January 6, 2021 | By Jake Weber
Former Albion College President Bernard T. Lomas, ’46, passed away December 24, 2020 in Grand Rapids at the age of 96. Lomas was the College’s 12th president, serving from 1970 to 1983.
A native of Mackinaw City, Mich., Lomas spent many years in ministry, giving his last decade of service at the Epworth Euclid United Methodist Church in Cleveland, Ohio. Despite the distance and demands of that profession, Lomas was also devoted to his alma mater. At the time of his appointment to the Albion presidency, he was a member of the College’s Board of Trustees and had previously held a leadership position in the Alumni Association. Upon his retirement, Lomas also became the College’s first chancellor, continuing his service to Albion well into the 1980s.
Lomas’ presidency inspired the creation in 1971 of the Bernard T. Lomas Project 250 Scholarship, a $250,000 endowment established entirely through the efforts of students in honor of his inauguration. This year marks the 50th anniversary of P250, which remains one of Albion’s top awards recognizing students who make exceptional contributions to academic and co-curricular leadership.

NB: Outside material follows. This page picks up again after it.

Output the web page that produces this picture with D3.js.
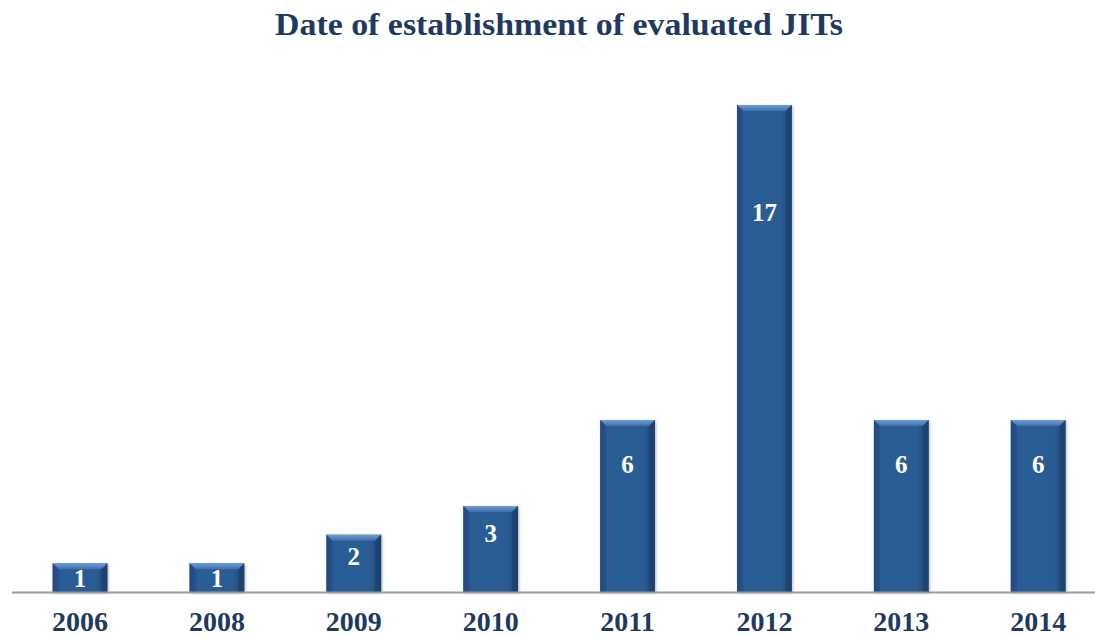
<!DOCTYPE html>
<html>
<head>
<meta charset="utf-8">
<script src="https://cdn.jsdelivr.net/npm/d3@7"></script>
<style>
  body { margin: 0; background: #fff; }
  svg { display: block; }
</style>
</head>
<body>
<svg id="chart"></svg>
<script>
// data
var years = ['2006', '2008', '2009', '2010', '2011', '2012', '2013', '2014']
var counts = [1, 1, 2, 3, 6, 17, 6, 6]
var title = 'Date of establishment of evaluated JITs'

var width = 1095
var height = 637
var baseY = 592
var serif = 'Liberation Serif, DejaVu Serif, serif'
var navy = '#1f3a60'

var svg = d3.select('#chart').attr('width', width).attr('height', height)

var defs = svg.append('defs')

// side shading of the bars
var sideGrad = defs.append('linearGradient').attr('id', 'side')
  .attr('x1', 0).attr('x2', 1).attr('y1', 0).attr('y2', 0)
sideGrad.append('stop').attr('offset', '0%').attr('stop-color', '#1d4474')
sideGrad.append('stop').attr('offset', '14%').attr('stop-color', '#2c5c96')
sideGrad.append('stop').attr('offset', '80%').attr('stop-color', '#2b5b94')
sideGrad.append('stop').attr('offset', '100%').attr('stop-color', '#1c416f')

var topGrad = defs.append('linearGradient').attr('id', 'topbevel')
  .attr('x1', 0).attr('x2', 0).attr('y1', 0).attr('y2', 1)
topGrad.append('stop').attr('offset', '0%').attr('stop-color', '#6f9dd4')
topGrad.append('stop').attr('offset', '100%').attr('stop-color', '#3d6eab')

var shadow = defs.append('filter').attr('id', 'shadow')
  .attr('x', '-20%').attr('y', '-10%').attr('width', '140%').attr('height', '120%')
shadow.append('feDropShadow').attr('dx', 1).attr('dy', 1).attr('stdDeviation', 1.5)
  .attr('flood-color', '#000').attr('flood-opacity', 0.3)

var x = d3.scaleBand()
  .domain(years)
  .range([11.6, 1106.6])
  .paddingInner(0.6)
  .paddingOuter(0.3)

var y = d3.scaleLinear()
  .domain([0, 17])
  .range([baseY, 105])

var data = years.map(function (yr, i) { return { year: yr, value: counts[i] } })

// title
svg.append('text')
  .attr('x', 559)
  .attr('y', 35)
  .attr('text-anchor', 'middle')
  .attr('font-family', serif)
  .attr('font-weight', 'bold')
  .attr('font-size', 32)
  .attr('textLength', 568)
  .attr('lengthAdjust', 'spacingAndGlyphs')
  .attr('fill', navy)
  .text(title)

// bars
var bars = svg.append('g').attr('class', 'bars')
  .selectAll('g')
  .data(data)
  .enter().append('g')
    .attr('transform', function (d) { return 'translate(' + x(d.year) + ',' + y(d.value) + ')' })

var bw = x.bandwidth()
var bevel = 6

bars.append('rect')
  .attr('width', bw)
  .attr('height', function (d) { return baseY - y(d.value) })
  .attr('fill', 'url(#side)')
  .attr('filter', 'url(#shadow)')

bars.append('path')
  .attr('d', 'M0,0 L' + bw + ',0 L' + (bw - bevel) + ',' + bevel + ' L' + bevel + ',' + bevel + ' Z')
  .attr('fill', 'url(#topbevel)')

bars.append('path')
  .attr('d', function (d) {
    var h = baseY - y(d.value)
    return 'M0,0 L' + bevel + ',' + bevel + ' L' + bevel + ',' + h + ' L0,' + h + ' Z'
  })
  .attr('fill', '#244f85')
  .attr('opacity', 0.6)

bars.append('path')
  .attr('d', function (d) {
    var h = baseY - y(d.value)
    return 'M' + bw + ',0 L' + (bw - bevel) + ',' + bevel + ' L' + (bw - bevel) + ',' + h + ' L' + bw + ',' + h + ' Z'
  })
  .attr('fill', '#1b406d')
  .attr('opacity', 0.6)

// value labels
bars.append('text')
  .attr('x', bw / 2)
  .attr('y', function (d) {
    var h = baseY - y(d.value)
    return Math.min(h / 2 + 1, 10 + 0.2 * h)
  })
  .attr('dy', '0.35em')
  .attr('text-anchor', 'middle')
  .attr('font-family', serif)
  .attr('font-weight', 'bold')
  .attr('font-size', 25)
  .attr('fill', '#fff')
  .text(function (d) { return d.value })

// axis
var xAxis = svg.append('g')
  .attr('transform', 'translate(0,' + baseY + ')')
  .call(d3.axisBottom(x).tickSize(0).tickPadding(19))

xAxis.select('.domain')
  .attr('d', 'M12,0.5H1095')
  .attr('stroke', '#9a9a9a')
  .attr('stroke-width', 2)

xAxis.selectAll('text')
  .attr('font-family', serif)
  .attr('font-weight', 'bold')
  .attr('font-size', 28)
  .attr('fill', navy)
</script>
</body>
</html>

“He was a dear man. He was a minister, but really, he was a politician,” says Lyn Ward Healy, ’72, one of the Student Senate leaders who organized the P250 endowment drive. “We did this fundraiser, ‘Beefsteak for Bernie,’ and I think he was kind of horrified; he was always ‘Bernard T. Lomas,’ and never ‘Bernie.’ But he was a good sport about it.”
Ward Healy further explains that the $250,000 goal was selected because the Student Senate believed students needed an “audacious” project to pursue amid a turbulent period both in the country and on campus—the war in Vietnam was still raging, and the Kent State University shootings had happened just months earlier.
“Dr. Lomas came at a contentious time,” she says. “We needed something positive. I know Dr. Lomas was thrilled to be part of it.”
Honors Program and Professional Management Program (now the Carl A. Gerstacker Institute for Business and Management) were established during his tenure, along with the originally named Gerald R. Ford Institute for Public Service, believed at the time to be the first such program in the country for undergraduate students.Unwavering in his commitment to the liberal arts tradition, Lomas also embraced educational and experiential opportunities that took students beyond the classroom. The
Lomas also saw the first student participation in international internship programs, the establishment of practicums in psychology and healthcare, and academic concentrations in computer science, human services and mass communication.
The College completed a $15 million capital campaign during his tenure, resulting in the addition of Mudd Learning Center, Olin Hall, Herrick Theatre, Dean Aquatic Center and Sprankle-Sprandel Stadium to the campus. The Whitehouse Nature Center was also created during that time.
And Lomas would continue to peer into possibilities for Albion years after his retirement.
“Dr. Lomas never stopped beating the drum for Albion College,” says Jim Whitehouse, ’69, recalling a visit to the Lomases at their North Carolina home in 1995. “I told them I was an astronomy enthusiast and Dr. Lomas immediately took me next door to meet the neighbors, Bill and Lois Stellman, who had a beautiful 14-inch telescope mounted in an observatory above their garage. Five minutes after we arrived, that telescope and its expensive mounting apparatus became the property of Albion College! A year later, the Stellmans supported the building of an enclosure to house the instrument on the roof of Palenske Hall, where it has been in continuous use since.”
Lomas excelled in fiscal leadership, taking just two years to bring the College to a budget surplus that lasted for the remainder of his presidency. He further oversaw enrollment growth to an average student population near 1,800 in the 1970s.
Lomas’ civic engagement included serving on the Albion Improvement Committee, the American Cancer Society of Calhoun County, and the board of directors for Albion-Jackson City Bank and Trust. During his presidential tenure, he further was a consultant to the American Enterprise Institute for Public Policy Research and held leadership roles with the Association of Independent Colleges and Universities of Michigan, the Great Lakes Colleges Association, the Michigan Colleges Foundation and the Michigan Intercollegiate Athletic Association Presidents’ Committee.
Lomas’ wife of 72 years, Barbara, passed away December 27, 2019. They are survived by their son Paul Lomas and Gayle Smith Lomas ’74, three grandchildren including Torrey Lomas, ’09, three great-grandchildren, and extended family member Suzanne Scrutton, ’86, and Jennifer Scrutton Culbertson, ’88. Bernard and Barbara's son David Lomas, '73, passed away in 2004.
“Bernard and I both spoke at [longtime Director of Admissions] Frank Bonta’s funeral in 2017. He spoke without notes and it was on target and as good as I’ve ever heard him,” recalls retired Albion men’s basketball coach Mike Turner, ’69, who guided the Britons to the NCAA Division III Final Four in 1978 during Lomas’ tenure. “Usually when you talk to Bernard, it’s an hour. But he stuck to his four minutes. He was sharp right to the end.”